» **Collected material**:

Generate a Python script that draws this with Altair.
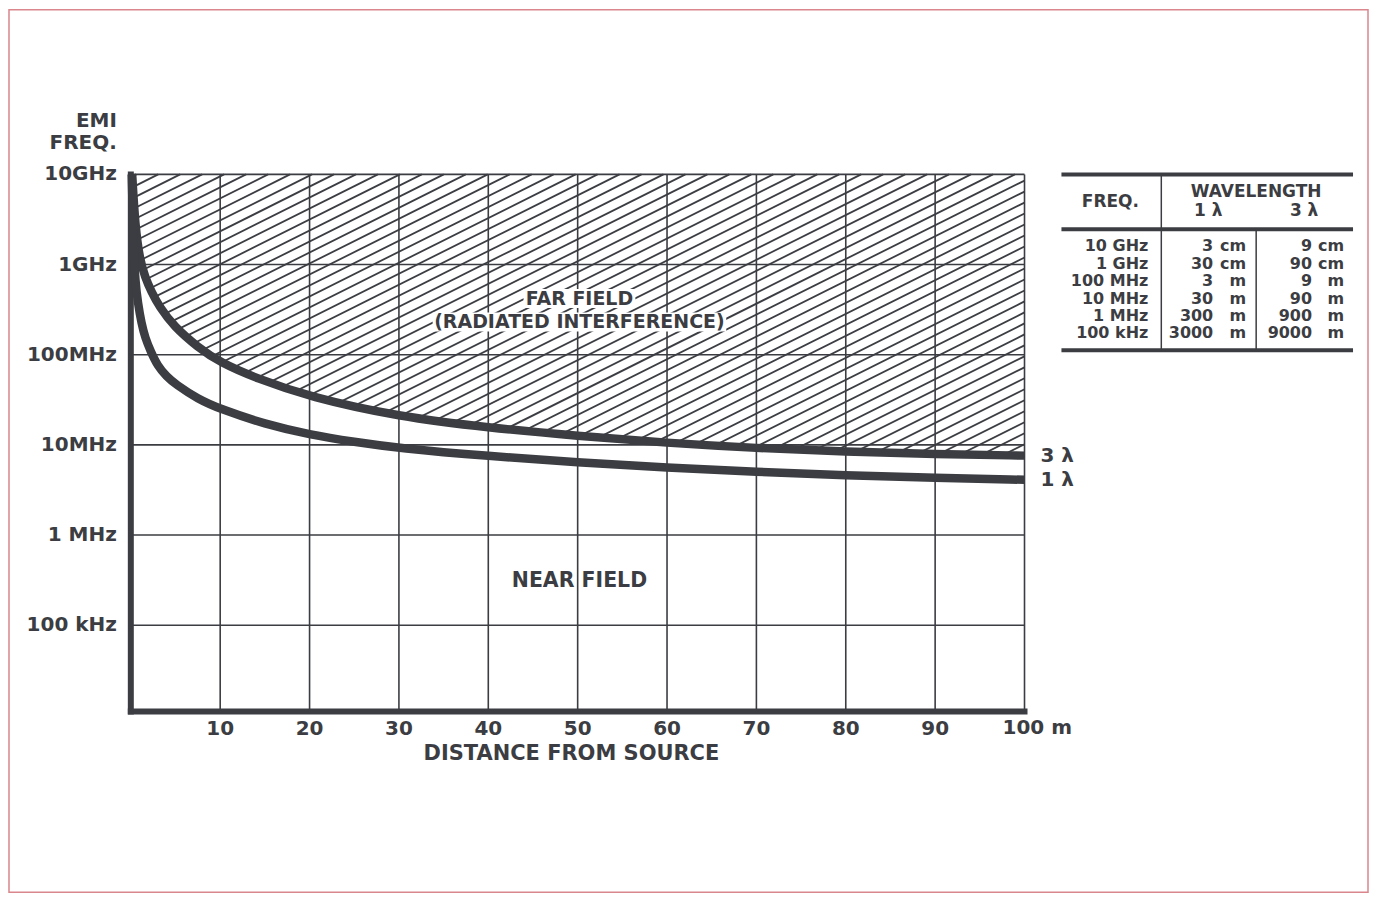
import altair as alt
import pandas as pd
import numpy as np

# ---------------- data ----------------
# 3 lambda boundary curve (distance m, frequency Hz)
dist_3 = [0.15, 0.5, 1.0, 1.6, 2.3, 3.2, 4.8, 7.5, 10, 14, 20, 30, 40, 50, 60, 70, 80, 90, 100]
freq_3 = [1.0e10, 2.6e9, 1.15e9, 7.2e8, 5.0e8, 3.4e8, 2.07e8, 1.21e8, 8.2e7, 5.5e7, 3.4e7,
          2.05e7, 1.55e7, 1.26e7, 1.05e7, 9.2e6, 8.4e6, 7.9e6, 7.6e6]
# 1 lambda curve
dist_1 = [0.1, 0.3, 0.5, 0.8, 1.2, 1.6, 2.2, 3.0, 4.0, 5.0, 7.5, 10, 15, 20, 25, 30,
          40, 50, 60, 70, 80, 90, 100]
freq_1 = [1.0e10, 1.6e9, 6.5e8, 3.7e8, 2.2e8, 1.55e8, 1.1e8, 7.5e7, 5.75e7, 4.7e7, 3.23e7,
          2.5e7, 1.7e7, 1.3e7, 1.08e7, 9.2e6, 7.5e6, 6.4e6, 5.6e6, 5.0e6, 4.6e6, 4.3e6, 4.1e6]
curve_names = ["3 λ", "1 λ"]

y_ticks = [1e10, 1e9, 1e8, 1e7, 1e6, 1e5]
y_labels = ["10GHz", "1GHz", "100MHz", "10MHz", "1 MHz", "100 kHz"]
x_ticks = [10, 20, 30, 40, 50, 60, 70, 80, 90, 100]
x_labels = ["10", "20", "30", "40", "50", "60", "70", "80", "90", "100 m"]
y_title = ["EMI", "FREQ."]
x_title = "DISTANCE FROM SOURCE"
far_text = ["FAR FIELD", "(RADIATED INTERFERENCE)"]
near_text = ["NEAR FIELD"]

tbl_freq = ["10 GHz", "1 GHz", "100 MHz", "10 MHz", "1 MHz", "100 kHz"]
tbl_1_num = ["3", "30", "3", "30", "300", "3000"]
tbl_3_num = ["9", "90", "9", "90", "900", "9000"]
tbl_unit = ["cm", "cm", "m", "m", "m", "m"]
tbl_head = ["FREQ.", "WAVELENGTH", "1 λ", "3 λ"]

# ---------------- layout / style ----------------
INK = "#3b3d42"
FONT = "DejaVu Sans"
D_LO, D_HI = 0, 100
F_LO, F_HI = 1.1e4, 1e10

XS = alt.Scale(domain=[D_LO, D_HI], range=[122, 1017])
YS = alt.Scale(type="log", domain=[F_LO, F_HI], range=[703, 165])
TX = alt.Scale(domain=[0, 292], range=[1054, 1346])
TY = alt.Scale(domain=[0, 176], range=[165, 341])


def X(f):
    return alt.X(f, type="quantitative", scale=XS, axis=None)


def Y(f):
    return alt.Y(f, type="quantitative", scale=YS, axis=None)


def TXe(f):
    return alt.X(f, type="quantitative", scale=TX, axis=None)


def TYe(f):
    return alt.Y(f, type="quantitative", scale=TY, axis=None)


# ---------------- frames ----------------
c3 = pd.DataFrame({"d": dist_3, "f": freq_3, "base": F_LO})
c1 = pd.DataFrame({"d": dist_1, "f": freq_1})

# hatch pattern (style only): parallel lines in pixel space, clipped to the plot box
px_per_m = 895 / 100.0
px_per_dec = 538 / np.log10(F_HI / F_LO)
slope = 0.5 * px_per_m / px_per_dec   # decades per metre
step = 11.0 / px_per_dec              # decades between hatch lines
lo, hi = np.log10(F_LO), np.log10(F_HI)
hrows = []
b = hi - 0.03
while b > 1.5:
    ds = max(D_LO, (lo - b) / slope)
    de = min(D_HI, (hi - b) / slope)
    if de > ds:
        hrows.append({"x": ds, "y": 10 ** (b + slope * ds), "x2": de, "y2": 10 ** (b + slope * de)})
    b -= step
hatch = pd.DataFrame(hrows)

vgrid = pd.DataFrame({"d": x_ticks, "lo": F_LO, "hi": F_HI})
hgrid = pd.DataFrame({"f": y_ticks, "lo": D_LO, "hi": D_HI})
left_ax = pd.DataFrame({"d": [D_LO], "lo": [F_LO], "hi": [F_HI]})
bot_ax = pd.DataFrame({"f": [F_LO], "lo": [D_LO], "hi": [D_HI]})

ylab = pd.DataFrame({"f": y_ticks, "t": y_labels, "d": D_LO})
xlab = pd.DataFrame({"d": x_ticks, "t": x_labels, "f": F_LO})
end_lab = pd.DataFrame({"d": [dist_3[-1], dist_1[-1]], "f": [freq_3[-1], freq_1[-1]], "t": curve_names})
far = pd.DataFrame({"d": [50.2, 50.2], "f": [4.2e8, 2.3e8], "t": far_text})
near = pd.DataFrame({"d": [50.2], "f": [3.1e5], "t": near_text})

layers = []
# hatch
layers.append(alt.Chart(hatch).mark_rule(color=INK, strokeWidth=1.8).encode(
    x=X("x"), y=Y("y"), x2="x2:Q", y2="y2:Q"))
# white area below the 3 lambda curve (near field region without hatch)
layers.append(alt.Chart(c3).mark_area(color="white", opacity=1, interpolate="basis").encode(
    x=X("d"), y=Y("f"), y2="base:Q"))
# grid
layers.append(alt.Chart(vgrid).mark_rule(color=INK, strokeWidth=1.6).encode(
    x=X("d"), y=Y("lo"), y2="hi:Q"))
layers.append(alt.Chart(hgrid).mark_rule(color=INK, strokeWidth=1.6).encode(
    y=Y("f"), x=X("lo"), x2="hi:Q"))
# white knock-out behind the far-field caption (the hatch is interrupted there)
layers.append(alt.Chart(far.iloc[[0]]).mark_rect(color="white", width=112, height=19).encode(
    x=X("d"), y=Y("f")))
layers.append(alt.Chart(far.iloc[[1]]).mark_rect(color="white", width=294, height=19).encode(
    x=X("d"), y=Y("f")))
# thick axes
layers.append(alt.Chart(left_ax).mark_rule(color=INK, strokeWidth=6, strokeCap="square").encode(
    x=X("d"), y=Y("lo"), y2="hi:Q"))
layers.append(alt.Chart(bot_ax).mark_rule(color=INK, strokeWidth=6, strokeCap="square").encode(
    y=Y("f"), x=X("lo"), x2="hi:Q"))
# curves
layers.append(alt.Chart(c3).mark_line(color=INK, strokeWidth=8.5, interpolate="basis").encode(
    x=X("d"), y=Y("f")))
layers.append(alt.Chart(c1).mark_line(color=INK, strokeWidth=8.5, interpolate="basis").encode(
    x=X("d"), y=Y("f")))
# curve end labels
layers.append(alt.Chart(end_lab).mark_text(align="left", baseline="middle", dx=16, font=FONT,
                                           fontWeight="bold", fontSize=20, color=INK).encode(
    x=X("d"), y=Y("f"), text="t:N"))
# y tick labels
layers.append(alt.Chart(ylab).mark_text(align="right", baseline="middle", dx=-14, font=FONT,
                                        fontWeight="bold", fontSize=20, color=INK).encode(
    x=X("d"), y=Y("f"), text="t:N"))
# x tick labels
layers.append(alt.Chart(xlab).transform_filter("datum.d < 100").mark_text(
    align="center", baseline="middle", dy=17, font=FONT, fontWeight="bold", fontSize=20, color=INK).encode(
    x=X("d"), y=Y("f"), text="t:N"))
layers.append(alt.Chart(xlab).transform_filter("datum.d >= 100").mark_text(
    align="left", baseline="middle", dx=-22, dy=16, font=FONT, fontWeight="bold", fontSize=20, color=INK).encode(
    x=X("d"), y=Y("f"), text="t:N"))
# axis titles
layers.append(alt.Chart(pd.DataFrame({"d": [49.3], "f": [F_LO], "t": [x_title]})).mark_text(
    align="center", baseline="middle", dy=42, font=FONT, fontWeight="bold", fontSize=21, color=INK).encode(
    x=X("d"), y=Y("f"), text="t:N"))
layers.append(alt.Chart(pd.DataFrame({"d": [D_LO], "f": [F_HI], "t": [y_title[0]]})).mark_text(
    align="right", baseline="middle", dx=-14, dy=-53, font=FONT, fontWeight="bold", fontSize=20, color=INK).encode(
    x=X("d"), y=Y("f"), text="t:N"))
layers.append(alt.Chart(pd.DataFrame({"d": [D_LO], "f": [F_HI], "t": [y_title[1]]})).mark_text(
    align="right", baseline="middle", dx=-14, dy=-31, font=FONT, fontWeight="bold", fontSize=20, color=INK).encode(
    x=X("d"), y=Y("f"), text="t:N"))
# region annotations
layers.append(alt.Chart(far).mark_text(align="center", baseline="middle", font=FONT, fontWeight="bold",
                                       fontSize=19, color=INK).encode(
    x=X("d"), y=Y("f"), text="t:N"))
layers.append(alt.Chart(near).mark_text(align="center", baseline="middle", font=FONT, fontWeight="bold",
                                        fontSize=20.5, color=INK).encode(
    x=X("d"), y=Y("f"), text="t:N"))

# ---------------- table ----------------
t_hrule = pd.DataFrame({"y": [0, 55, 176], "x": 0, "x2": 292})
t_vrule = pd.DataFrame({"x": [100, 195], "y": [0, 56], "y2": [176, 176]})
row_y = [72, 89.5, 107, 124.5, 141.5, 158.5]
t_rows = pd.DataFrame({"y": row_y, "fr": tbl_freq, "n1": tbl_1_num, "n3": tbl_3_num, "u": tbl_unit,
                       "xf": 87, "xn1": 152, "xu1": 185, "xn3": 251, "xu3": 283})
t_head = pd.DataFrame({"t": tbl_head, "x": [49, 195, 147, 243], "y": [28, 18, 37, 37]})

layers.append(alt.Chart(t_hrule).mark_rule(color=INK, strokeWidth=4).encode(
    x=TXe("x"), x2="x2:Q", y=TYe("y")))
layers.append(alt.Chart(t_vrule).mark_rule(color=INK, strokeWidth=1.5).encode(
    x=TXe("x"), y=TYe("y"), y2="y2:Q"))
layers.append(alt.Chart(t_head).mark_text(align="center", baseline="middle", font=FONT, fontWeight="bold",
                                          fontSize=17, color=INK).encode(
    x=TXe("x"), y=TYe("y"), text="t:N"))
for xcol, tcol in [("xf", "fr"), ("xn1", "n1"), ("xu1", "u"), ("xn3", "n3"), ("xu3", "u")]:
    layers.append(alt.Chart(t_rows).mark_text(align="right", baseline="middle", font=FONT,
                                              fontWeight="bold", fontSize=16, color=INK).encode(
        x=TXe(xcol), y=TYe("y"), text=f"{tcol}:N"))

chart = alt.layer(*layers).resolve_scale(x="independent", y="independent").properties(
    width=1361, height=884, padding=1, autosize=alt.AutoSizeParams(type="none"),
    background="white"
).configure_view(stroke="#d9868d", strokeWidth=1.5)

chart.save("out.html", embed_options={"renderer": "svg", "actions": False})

» **What is asked**:
Without the pictures, please reproduce each line of the listing above exactly, from the first one through the line bearing "import numpy as np".

» **Exercise solution**:
Generate a Python script that draws this with Altair.
import altair as alt
import pandas as pd
import numpy as np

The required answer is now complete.